On January 29, 2010, the Federal Energy Regulatory Commission (“FERC” or the “Commission”) conditionally approved the Southwest Power Pool Inc.’s (“SPP”) proposed interim interconnection service as well as its accompanying pro forma Interim Large Generator Interconnection Agreement (“Interim LGIA”).  Under SPP’s proposal, interconnection customers can interconnect their generating facilities using existing capacity before the interconnection process is complete so long as the generating facility’s projected in-service date occurs before the study is completed.  SPP’s proposal is effective as of December 2, 2009. 

Since FERC issued Order No. 2003, the Standardization of Generator Interconnection Agreements and Procedures, SPP has been backlogged with interconnection requests.  In order to alleviate the problem, SPP stated in May 2009 that it would offer interim interconnection service.  In a subsequent compliance order, FERC stated that SPP should amend its tariff first before offering such a service.

On June 1, 2009 SPP submitted new interconnection procedures in order to provide the interim interconnection service.  These procedures included three different interconnection study queues (1) the feasibility study queue; (2) the preliminary system impact study queue (which would become a system impact study); and (3) the definitive system impact study queue, which is the first required stage in the interconnection process and becomes a system impact study and a facilities study.  FERC conditionally approved SPP’s filing and asked for an additional compliance filing.  On December 1, 2009, SPP made its compliance filing, which included the Interim LGIA. 
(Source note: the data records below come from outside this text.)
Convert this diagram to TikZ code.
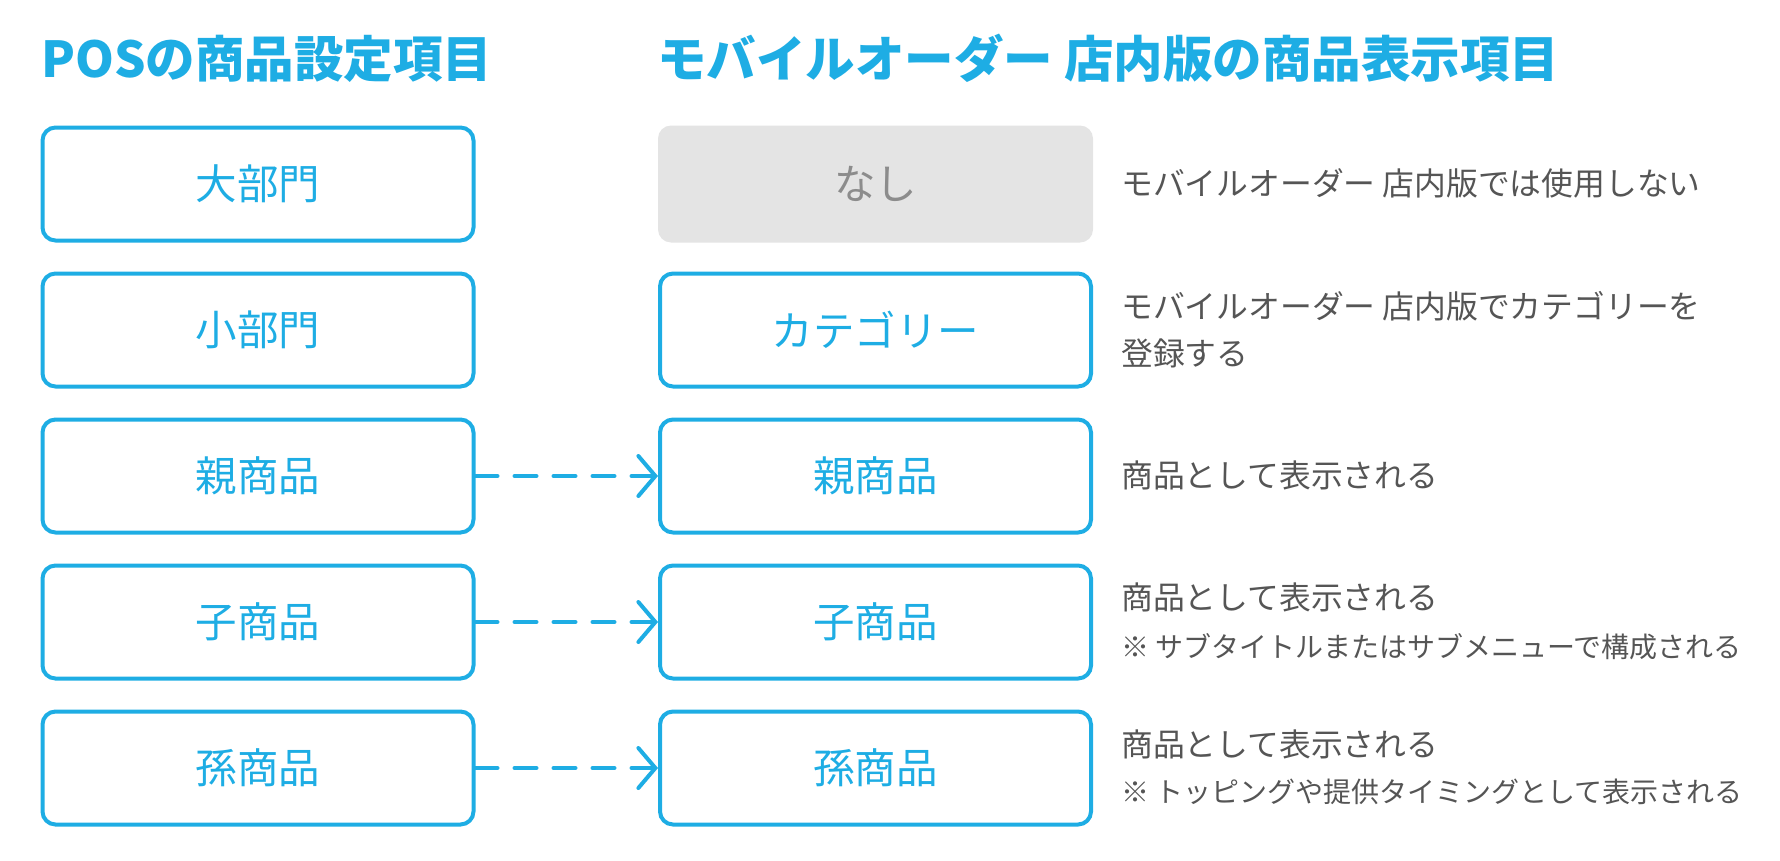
\documentclass[tikz,border=0pt]{standalone}
\usepackage{fontspec}
\setmainfont{Noto Sans CJK JP}
\usetikzlibrary{arrows.meta}
\definecolor{sblue}{RGB}{30,173,228}
\definecolor{dgray}{RGB}{85,85,85}
\definecolor{lgray}{RGB}{140,140,140}
\definecolor{boxgray}{RGB}{228,228,228}
\tikzset{
  itembox/.style={draw=sblue, line width=4pt, rounded corners=13pt, minimum width=431pt, minimum height=113pt, text=sblue, font=\fontsize{41.5}{41.5}\selectfont, inner sep=0pt},
  nonebox/.style={fill=boxgray, rounded corners=13pt, minimum width=435pt, minimum height=117pt, text=lgray, font=\fontsize{41.5}{41.5}\selectfont, inner sep=0pt},
  titletext/.style={anchor=base west, inner sep=0pt, text=sblue, font=\fontsize{49.5}{49.5}\selectfont\bfseries},
  desc/.style={anchor=base west, inner sep=0pt, text=dgray, font=\fontsize{31.8}{31.8}\selectfont},
  note/.style={anchor=base west, inner sep=0pt, text=dgray, font=\fontsize{28}{28}\selectfont},
  maparrow/.style={sblue, line width=4pt, dash pattern=on 22pt off 17pt, line cap=round, -{Straight Barb[length=17pt,width=40pt,line cap=round]}}
}
\begin{document}
\begin{tikzpicture}[x=1pt,y=-1pt]
\useasboundingbox (0,0) rectangle (1780,860);
\node[titletext] (t1) at (41,77) {POSの商品設定項目};
\node[titletext] (t2) at (657,77) {モバイルオーダー 店内版の商品表示項目};
% left column
\node[itembox] (l1) at (258,184) {大部門};
\node[itembox] (l2) at (258,330) {小部門};
\node[itembox] (l3) at (258,476) {親商品};
\node[itembox] (l4) at (258,622) {子商品};
\node[itembox] (l5) at (258,768) {孫商品};
% right column
\node[nonebox] (r1) at (875.5,184) {なし};
\node[itembox] (r2) at (875.5,330) {カテゴリー};
\node[itembox] (r3) at (875.5,476) {親商品};
\node[itembox] (r4) at (875.5,622) {子商品};
\node[itembox] (r5) at (875.5,768) {孫商品};
% arrows
\draw[maparrow] (l3.east) -- (r3.west);
\draw[maparrow] (l4.east) -- (r4.west);
\draw[maparrow] (l5.east) -- (r5.west);
% descriptions
\node[desc] (d1) at (1121,195) {モバイルオーダー 店内版では使用しない};
\node[desc] (d2a) at (1121,318) {モバイルオーダー 店内版でカテゴリーを};
\node[desc] (d2b) at (1121,365) {登録する};
\node[desc] (d3) at (1121,487) {商品として表示される};
\node[desc] (d4a) at (1121,609) {商品として表示される};
\node[note] (d4b) at (1121,657) {※ サブタイトルまたはサブメニューで構成される};
\node[desc] (d5a) at (1121,756) {商品として表示される};
\node[note] (d5b) at (1121,802) {※ トッピングや提供タイミングとして表示される};
\end{tikzpicture}
\end{document}
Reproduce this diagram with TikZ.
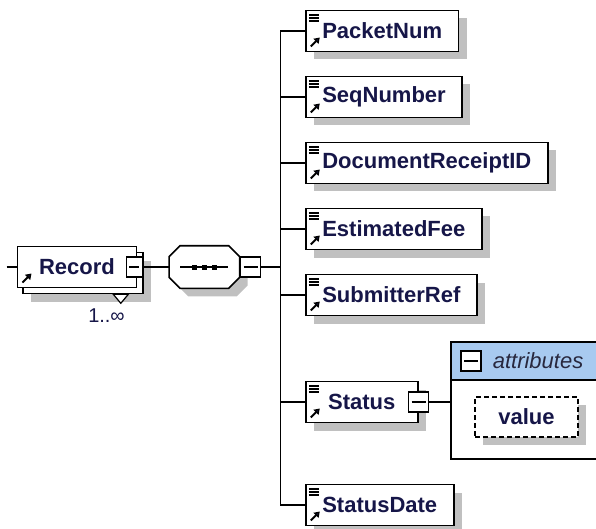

In general, SPP will provide the interim interconnection service when the transmission system topology and in-service generation analysis shows that the interim interconnection service is not only feasible, but that there will be minimal or no upgrades required before interconnection.  In turn, customers will have to meet the terms and conditions within the definitive system impact study (as apposed to just the feasibility and preliminary queues), submit a written request for interim interconnection service, and agree to pay for all costs of additional SPP studies necessary to evaluate the feasibility of the request.  SPP noted that the interim interconnection service is optional and thus, will not change a customer’s queue position.   

In approving SPP’s proposal, FERC noted that a Regional Transmission Organization such as SPP is entitled to “greater flexibility to customize its interconnection procedures and agreements to fit regional needs” under the independent entity variation standard.  As such, SPP “is less likely to act in an unduly discriminatory manner than a transmission provider that is a market participant.”  FERC recognized that SPP will base any interconnection decisions on the objective study results, and that customers should file complaints with FERC if there is a case of discrimination.  However, FERC ruled that SPP, through a compliance filing, must require project developers to meet certain milestone requirements in order to benchmark an interconnection customer’s commitment before receiving interim interconnection service.  SPP will have 30 days to address these concerns.   

The full order approving SPP’s interim interconnection service is available at www.ferc.gov under Docket No. ER10-352.